On Feb 11, 2010 Molina reported disappointing results for the fourth quarter of 2009 as well as fiscal 2009. In the fourth quarter the company suffered a loss of 18 cents per share as against earnings of 55 cents in the year-ago period. The disappointing performance of the company in the quarter was attributable to increased medical care costs, higher utilization and compression of margin related to state budget shortfalls.
 
The company earned $1.19 per share in 2009 as against $2.15 per share in 2008, down approximately 45%. Molina’s profit fell to $30.9 million in fiscal 2009 from $59.6 million in 2008. The decline in profit was attributable to higher operating expenses. 

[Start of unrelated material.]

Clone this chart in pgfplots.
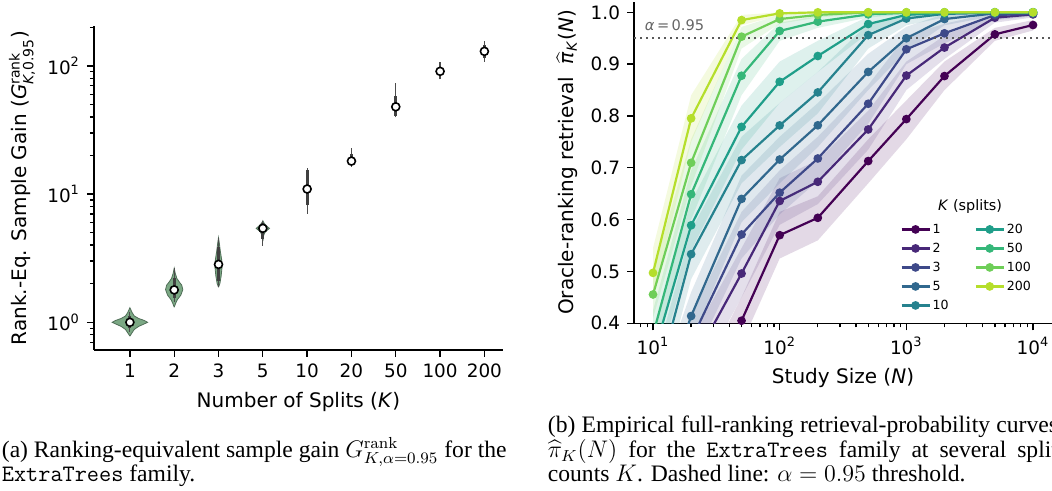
\documentclass[border=0pt]{standalone}
\usepackage{amsmath}
\usepackage[no-math]{fontspec}
\setmainfont{Liberation Serif}
\newfontfamily\dejavu{DejaVu Sans}
\usepackage{pgfplots}
\pgfplotsset{compat=1.18}

% viridis, 10 steps
\definecolor{c1}{HTML}{440154}
\definecolor{c2}{HTML}{482878}
\definecolor{c3}{HTML}{3E4989}
\definecolor{c4}{HTML}{31688E}
\definecolor{c5}{HTML}{26828E}
\definecolor{c6}{HTML}{1F9E89}
\definecolor{c7}{HTML}{35B779}
\definecolor{c8}{HTML}{6ECE58}
\definecolor{c9}{HTML}{B5DE2B}
\definecolor{violin}{RGB}{123,168,132}
\definecolor{violinedge}{RGB}{80,110,88}

\pgfplotsset{
  mpl/.style={
    scale only axis,
    axis lines*=left,
    axis line style={-, line width=0.65pt},
    tick align=outside,
    major tick length=3.5pt,
    minor tick length=2pt,
    every tick/.style={black, line width=0.65pt},
    tick label style={font=\dejavu\fontsize{9.2}{10}\selectfont},
    label style={font=\dejavu\fontsize{10}{12}\selectfont},
  },
  band/.style={fill=#1, fill opacity=0.15, draw=none, forget plot},
  curve/.style={#1, line width=1.1pt, mark=*, mark size=1.6pt},
}

\begin{document}
\begin{tikzpicture}
\useasboundingbox (0pt,0pt) rectangle (526pt,245.5pt);

% (a) sample gain
\begin{axis}[mpl,
    at={(47pt,70.5pt)}, anchor=south west,
    width=204.5pt, height=162pt,
    xmin=-0.81, xmax=8.42,
    ymode=log, ymin=0.608, ymax=205,
    xtick={0,...,8},
    xticklabels={1,2,3,5,10,20,50,100,200},
    ytick={1,10,100},
    yticklabels={10\textsuperscript{0},10\textsuperscript{1},10\textsuperscript{2}},
    minor ytick={0.7,0.8,0.9,2,3,4,5,6,7,8,9,20,30,40,50,60,70,80,90,200},
    xlabel={Number of Splits (\textit{K})},
    ylabel={Rank.-Eq. Sample Gain (\textit{G}$^{\text{rank}}_{\text{\textit{K},0.95}}$)},
    xlabel style={at={(axis description cs:0.5,-0.16)}, anchor=center},
    ylabel style={at={(axis description cs:-0.176,0.5)}, anchor=center},
    unbounded coords=jump,
  ]
  \addplot[fill=violin, draw=violinedge, line width=0.4pt] coordinates {
    (0,0.78) (0.05,0.83) (0.10,0.88) (0.20,0.93) (0.32,0.97) (0.40,1.0) (0.32,1.035) (0.20,1.07) (0.10,1.12) (0.05,1.19) (0,1.30)
    (-0.05,1.19) (-0.10,1.12) (-0.20,1.07) (-0.32,1.035) (-0.40,1.0) (-0.32,0.97) (-0.20,0.93) (-0.10,0.88) (-0.05,0.83) (0,0.78)};
  \addplot[fill=violin, draw=violinedge, line width=0.4pt] coordinates {
    (1,1.31) (1.03,1.4) (1.07,1.5) (1.15,1.63) (1.195,1.8) (1.17,1.95) (1.12,2.05) (1.06,2.2) (1.025,2.4) (1,2.64)
    (0.975,2.4) (0.94,2.2) (0.88,2.05) (0.83,1.95) (0.805,1.8) (0.85,1.63) (0.93,1.5) (0.97,1.4) (1,1.31)};
  \addplot[fill=violin, draw=violinedge, line width=0.4pt] coordinates {
    (2,1.88) (2.03,2.0) (2.06,2.3) (2.08,2.7) (2.07,3.1) (2.04,3.6) (2.02,4.1) (2,4.57)
    (1.98,4.1) (1.96,3.6) (1.93,3.1) (1.92,2.7) (1.94,2.3) (1.97,2.0) (2,1.88)};
  \addplot[fill=violin, draw=violinedge, line width=0.4pt] coordinates {
    (3,4.3) (3.02,4.8) (3.06,5.1) (3.15,5.4) (3.06,5.75) (3.02,6.0) (3,6.2)
    (2.98,6.0) (2.94,5.75) (2.85,5.4) (2.94,5.1) (2.98,4.8) (3,4.3)};
  % whiskers
  \addplot[black!70, line width=0.6pt] coordinates {
    (0,0.845) (0,1.21) (0,nan) (1,1.45) (1,2.64) (1,nan) (2,1.88) (2,4.57) (2,nan)
    (3,3.94) (3,6.17) (3,nan) (4,7.0) (4,15.9) (4,nan) (5,16.4) (5,22.8) (5,nan)
    (6,39.7) (6,74) (6,nan) (7,78.6) (7,106.7) (7,nan) (8,108) (8,157)};
  % inter-quartile
  \addplot[black!75, line width=1.4pt] coordinates {
    (0,0.9) (0,1.12) (0,nan) (1,1.55) (1,2.2) (1,nan) (2,2.1) (2,3.9) (2,nan)
    (3,4.5) (3,5.9) (3,nan) (4,8.2) (4,15.5) (4,nan) (5,17) (5,20.5) (5,nan)
    (6,41) (6,58) (6,nan) (7,83) (7,97) (7,nan) (8,115) (8,145)};
  % medians
  \addplot[only marks, mark=*, mark size=2pt, mark options={fill=white, draw=black, line width=0.8pt}] coordinates {
    (0,1.0) (1,1.79) (2,2.83) (3,5.41) (4,10.96) (5,18.1) (6,48) (7,90.8) (8,130)};
\end{axis}

% (b) retrieval curves
\begin{axis}[mpl,
    at={(317pt,83.85pt)}, anchor=south west,
    width=209pt, height=160.8pt,
    xmode=log, xmin=7.08, xmax=14125,
    ymin=0.4, ymax=1.0205,
    xtick={10,100,1000,10000},
    xticklabels={10\textsuperscript{1},10\textsuperscript{2},10\textsuperscript{3},10\textsuperscript{4}},
    minor xtick={8,9,20,30,40,50,60,70,80,90,200,300,400,500,600,700,800,900,2000,3000,4000,5000,6000,7000,8000,9000},
    ytick={0.4,0.5,0.6,0.7,0.8,0.9,1.0},
    yticklabels={0.4,0.5,0.6,0.7,0.8,0.9,1.0},
    xlabel={Study Size (\textit{N})},
    ylabel={Oracle-ranking retrieval\ \ $\widehat{\text{\textit{π}}}_{\text{\textit{K}}}$(\textit{N})},
    xlabel style={at={(axis description cs:0.5,-0.171)}, anchor=center},
    ylabel style={at={(axis description cs:-0.16,0.5)}, anchor=center},
    legend columns=2,
    legend cell align=left,
    legend style={at={(axis description cs:0.6364,0.318)}, anchor=north west, draw=none, fill=none,
      inner sep=0pt, row sep=1.5pt,
      font=\dejavu\fontsize{6.3}{7}\selectfont,
      nodes={inner sep=1pt, text height=5pt, text depth=1pt},
      /tikz/every even column/.append style={column sep=12pt}},
    legend image code/.code={\draw[mark repeat=2, mark phase=2, #1] plot coordinates {(0pt,0pt) (7pt,0pt) (14pt,0pt)};},
  ]
  % K = 1
  \addplot[band=c1] coordinates {(10,0.10) (20,0.26) (50,0.45) (100,0.615) (200,0.645) (500,0.755) (1000,0.83) (2000,0.905) (5000,0.97) (10000,0.985)
    (10000,0.965) (5000,0.945) (2000,0.85) (1000,0.755) (500,0.67) (200,0.56) (100,0.525) (50,0.36) (20,0.14) (10,0.00)};
  \addplot[curve=c1, forget plot] coordinates {(10,0.05) (20,0.20) (50,0.405) (100,0.570) (200,0.6035) (500,0.713) (1000,0.794) (2000,0.877) (5000,0.9575) (10000,0.9755)};
  % K = 2
  \addplot[band=c2] coordinates {(10,0.17) (20,0.37) (50,0.545) (100,0.68) (200,0.715) (500,0.81) (1000,0.905) (2000,0.955) (5000,0.997) (10000,1.0)
    (10000,0.99) (5000,0.98) (2000,0.91) (1000,0.85) (500,0.735) (200,0.63) (100,0.59) (50,0.45) (20,0.27) (10,0.07)};
  \addplot[curve=c2, forget plot] coordinates {(10,0.12) (20,0.318) (50,0.496) (100,0.636) (200,0.673) (500,0.774) (1000,0.878) (2000,0.932) (5000,0.9896) (10000,0.996)};
  % K = 3
  \addplot[band=c3] coordinates {(10,0.20) (20,0.415) (50,0.615) (100,0.695) (200,0.76) (500,0.86) (1000,0.955) (2000,0.978) (5000,1.0) (10000,1.0)
    (10000,0.992) (5000,0.985) (2000,0.94) (1000,0.90) (500,0.785) (200,0.675) (100,0.61) (50,0.525) (20,0.32) (10,0.10)};
  \addplot[curve=c3, forget plot] coordinates {(10,0.15) (20,0.367) (50,0.5714) (100,0.652) (200,0.718) (500,0.8236) (1000,0.9286) (2000,0.9595) (5000,0.9948) (10000,0.997)};
  % K = 5
  \addplot[band=c4] coordinates {(10,0.25) (20,0.46) (50,0.685) (100,0.76) (200,0.825) (500,0.92) (1000,0.972) (2000,0.997) (5000,1.0) (10000,1.0)
    (10000,0.996) (5000,0.993) (2000,0.975) (1000,0.925) (500,0.85) (200,0.74) (100,0.67) (50,0.595) (20,0.365) (10,0.15)};
  \addplot[curve=c4, forget plot] coordinates {(10,0.20) (20,0.414) (50,0.640) (100,0.716) (200,0.782) (500,0.885) (1000,0.950) (2000,0.987) (5000,0.998) (10000,0.999)};
  % K = 10
  \addplot[band=c5] coordinates {(10,0.31) (20,0.58) (50,0.76) (100,0.825) (200,0.885) (500,0.978) (1000,0.997) (2000,1.0) (5000,1.0) (10000,1.0)
    (10000,0.998) (5000,0.996) (2000,0.99) (1000,0.975) (500,0.93) (200,0.805) (100,0.74) (50,0.67) (20,0.485) (10,0.21)};
  \addplot[curve=c5, forget plot] coordinates {(10,0.258) (20,0.5334) (50,0.7149) (100,0.7818) (200,0.8455) (500,0.956) (1000,0.988) (2000,0.997) (5000,0.999) (10000,1.0)};
  % K = 20
  \addplot[band=c6] coordinates {(10,0.385) (20,0.635) (50,0.82) (100,0.905) (200,0.945) (500,0.992) (1000,1.0) (2000,1.0) (5000,1.0) (10000,1.0)
    (10000,0.999) (5000,0.998) (2000,0.996) (1000,0.988) (500,0.96) (200,0.885) (100,0.825) (50,0.735) (20,0.54) (10,0.285)};
  \addplot[curve=c6, forget plot] coordinates {(10,0.336) (20,0.589) (50,0.779) (100,0.866) (200,0.9157) (500,0.9774) (1000,0.995) (2000,0.999) (5000,1.0) (10000,1.0)};
  % K = 50
  \addplot[band=c7] coordinates {(10,0.425) (20,0.695) (50,0.91) (100,0.98) (200,0.993) (500,1.0) (1000,1.0) (2000,1.0) (5000,1.0) (10000,1.0)
    (10000,0.999) (5000,0.999) (2000,0.998) (1000,0.996) (500,0.99) (200,0.97) (100,0.945) (50,0.84) (20,0.60) (10,0.33)};
  \addplot[curve=c7, forget plot] coordinates {(10,0.378) (20,0.649) (50,0.8776) (100,0.964) (200,0.982) (500,0.996) (1000,0.999) (2000,1.0) (5000,1.0) (10000,1.0)};
  % K = 100
  \addplot[band=c8] coordinates {(10,0.50) (20,0.755) (50,0.972) (100,0.995) (200,1.0) (500,1.0) (1000,1.0) (2000,1.0) (5000,1.0) (10000,1.0)
    (10000,0.999) (5000,0.999) (2000,0.999) (1000,0.999) (500,0.998) (200,0.99) (100,0.978) (50,0.93) (20,0.665) (10,0.41)};
  \addplot[curve=c8, forget plot] coordinates {(10,0.4556) (20,0.7097) (50,0.953) (100,0.987) (200,0.995) (500,1.0) (1000,1.0) (2000,1.0) (5000,1.0) (10000,1.0)};
  % K = 200
  \addplot[band=c9] coordinates {(10,0.545) (20,0.84) (50,0.995) (100,1.0) (200,1.0) (500,1.0) (1000,1.0) (2000,1.0) (5000,1.0) (10000,1.0)
    (10000,0.999) (5000,0.999) (2000,0.999) (1000,0.999) (500,0.999) (200,0.998) (100,0.994) (50,0.975) (20,0.75) (10,0.45)};
  \addplot[curve=c9, forget plot] coordinates {(10,0.4973) (20,0.7954) (50,0.985) (100,0.998) (200,1.0) (500,1.0) (1000,1.0) (2000,1.0) (5000,1.0) (10000,1.0)};
  % threshold
  \addplot[black!65, line width=0.9pt, dash pattern=on 1pt off 2pt, forget plot] coordinates {(7.08,0.95) (14125,0.95)};
  \node[anchor=west, text=black!60, font=\dejavu\fontsize{7.3}{8}\selectfont] at (axis cs:7.6,0.9755) {\textit{α}\,=\,0.95};
  \node[anchor=center, font=\dejavu\fontsize{7.2}{8}\selectfont] at (axis description cs:0.804,0.3616) {\textit{K} (splits)};
  % legend filled column by column
  \addlegendimage{curve=c1}\addlegendentry{1}
  \addlegendimage{curve=c6}\addlegendentry{20}
  \addlegendimage{curve=c2}\addlegendentry{2}
  \addlegendimage{curve=c7}\addlegendentry{50}
  \addlegendimage{curve=c3}\addlegendentry{3}
  \addlegendimage{curve=c8}\addlegendentry{100}
  \addlegendimage{curve=c4}\addlegendentry{5}
  \addlegendimage{curve=c9}\addlegendentry{200}
  \addlegendimage{curve=c5}\addlegendentry{10}
\end{axis}

% captions
\begin{scope}[every node/.style={anchor=base west, inner sep=0pt, font=\fontsize{11.8}{12}\selectfont}]
  \node at (0.75pt,16.75pt) {(a) Ranking-equivalent sample gain $G^{\mathrm{rank}}_{K,\alpha=0.95}$ for the};
  \node at (0.75pt,4.75pt) {\texttt{ExtraTrees} family.};
  \node at (273.75pt,29pt) {\makebox[255pt][s]{(b) Empirical full-ranking retrieval-probability curves}};
  \node at (273.75pt,16.75pt) {\makebox[255pt][s]{$\widehat{\pi}_K(N)$ for the \texttt{ExtraTrees} family at several split}};
  \node at (273.75pt,4.75pt) {counts $K$. Dashed line: $\alpha=0.95$ threshold.};
\end{scope}
\end{tikzpicture}
\end{document}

Total expenses for fiscal 2009 climbed approximately 20.3% to $3.61 billion from approximately $3 billion last year. The increase in medical costs (the primary component of operating expenses) was attributable to the H1N1 influenza and costs associated with recently enrolled members. Annual medical care costs came in at approximately $3.18 billion as against $2.62 billion in 2008, up approximately 21.4%. Furthermore, we are also concerned about the intense competition that Molina is exposed to.
 
Molina, headquartered in Long Beach, California was established by C. David Molina in 1980 as a healthcare service provider to Medicaid patients (low-income families and individuals) in California. Molina Healthcare’s licensed health plan subsidiaries in California, Florida, Michigan, Missouri, New Mexico, Ohio, Texas, Utah, and Washington currently serve approximately 1.45 million members. The company was formerly known as American Family Care, Inc. until it changed its name to Molina Healthcare, Inc. in March 2000. 

Earnings Revisions
 
Trend The below-par showing of Molina was not a surprise since earnings estimates have been steadily going down. In terms of earnings surprises, the company has delivered negative surprises over the last 3 quarters.
 
The average surprise over the last 4 quarters remained negative at 11.45%. This implies that Molina has fallen short of the Zacks Consensus Estimate by 11.45% on an average over the last 4 quarters. The outlook is not very bright for Molina. Over the last 30 days, 5 of the 8 analysts following the stock for the first quarter of 2010 have lowered earnings estimates while none have moved in the opposite direction. We have seen similar downward earnings estimates revisions for the second quarter of 2010 as well.
 
Furthermore, estimates have been lowered by 3 of the 4 analysts (over the last 30 days) for fiscal 2010 with no upward movements. This significant downward bias justifies our short-term and long-term recommendations on the stock of Strong Sell (Zacks #5 Rank) and Underperform, respectively. Consequently, we advise investors to avoid the stock both in the short-term as well as the long-term.